So, I decided to make something edible for this week's project that COULD be made in advance. The answer?
HOME MADE JAM!
This, my friends, is Peach and Vanilla Bean Jam!
Oh my word. I was so excited when I stumbled upon the recipe for this amazing jam here and here. The ingredients are so simple- peaches, vanilla beans, sugar and a little lemon juice!
The more complicated part of the process- for me at least- was the idea of CANNING this jam. I learned a lot about canning through some internet research and through making this jam myself. I am in NO way an expert, but I'll share what I've been reading to give you some tips at the end of the post! Don't be scared of canning!
So first things first, here is the more specific list of ingredients needed:
3 lbs. ripe peaches, peeled, pitted and coarsely chopped
3½ cups sugar
1-2 vanilla bean(s), halved lengthwise, seeds scraped out
Juice of 1 lemon
I decided that instead of fresh peaches (I don't even think they're in season right now), I would use thawed frozen peaches. Frozen peaches are just as good as the real deal and are already peeled and pitted. Can't beat that. Also, due to my laziness, I decided not to "coarsley chop" my peaches, but instead to throw them in my food processor. If you choose to use a processor, be careful not to over-process it and turn it into peach puree! You want to have medium size pieces of peaches still intact (see below). You could obviously still hand chop them if you don't have a processor.
Next, I put all of the ingredients into my medium sized stock pot. You will want to put it both the vanilla bean seeds AND the pods. Just don't forget to take the pods out before canning your jam.
The seeds from two vanilla beans go a very long way! SEE?
Click on the picture and look closely! There are a ton of seeds!

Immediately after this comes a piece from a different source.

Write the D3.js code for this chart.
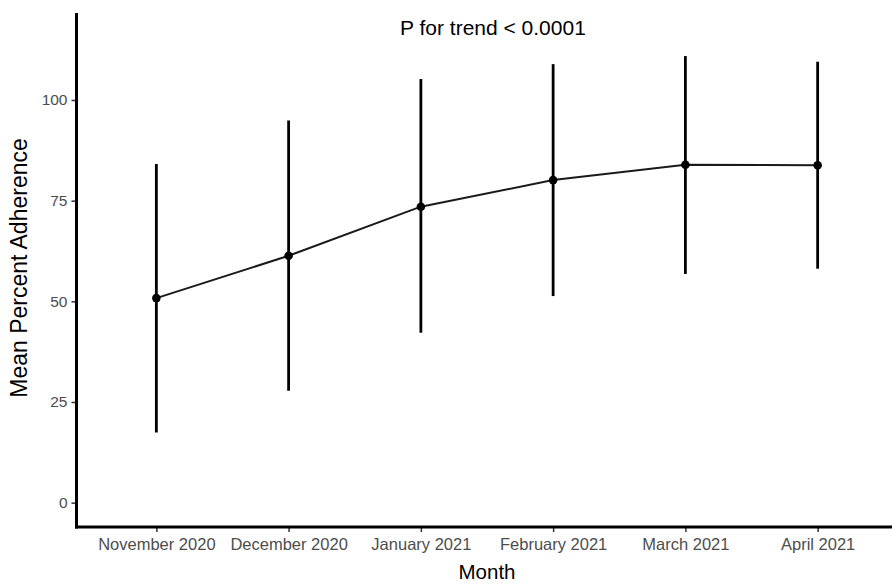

(* A note on vanilla beans: Don't buy them from the baking/cake mix/spices aisle. I found them there for $9/ PER VANILLA BEAN! Yikes! Instead, you can usually find them in the produce section by the dried fruits and spices- I've found them at Schnuck's and Dierbergs- for about $3-5 per bean. It still seems expensive, but like I said a little goes a long way.)
After it has simmered for 1.5 hours or so, the mixture should be all carmelized (browned) and delicious looking. Take a little sample of it out of the pot and put on a cool plate to see if it "gels" when cooled. If it does, its ready to can!
- Before filling your jars with jam, sterilize them (and the lids and rings) by putting them in the oven at around 175 degrees F for about 25 minutes ( Ina Garten- Barefoot Contessa )
- After filling and sealing the sterilized jars, put the jars in a large stockpot with boiling water (1-2 inches of water covering the jars) for 5-10 mins ( Pick Your Own )
- Now, CAREFULLY take the jars out of the water and put them on a towel or heat proof surface to cool. Place them on the towel for 15mins upside down, but after 15mins turn them right side up again. Leave them to cool overnight. The lids should make a popping noise (but not necessarily) to signify that they have been sealed probably ("My Sister's Kitchen" )
P.S. Is the recipient of your gift not into sweets or jams? My friend KellyBeth has a really awesome blog, Life at the Polish Palace and a while back she had a post about making and canning your own salsa.
You should definitely read her post here:
SALSA! Life at the Polish Palace
I really hope my jars end up sealing properly- since I've never done it before, I'm a little nervous. But what I CAN say with absolute certainty is that this jam smells and tastes SO GOOD and I think anyone would be happy to get it as a gift! I love it. I hope that you will give canning a try this week too!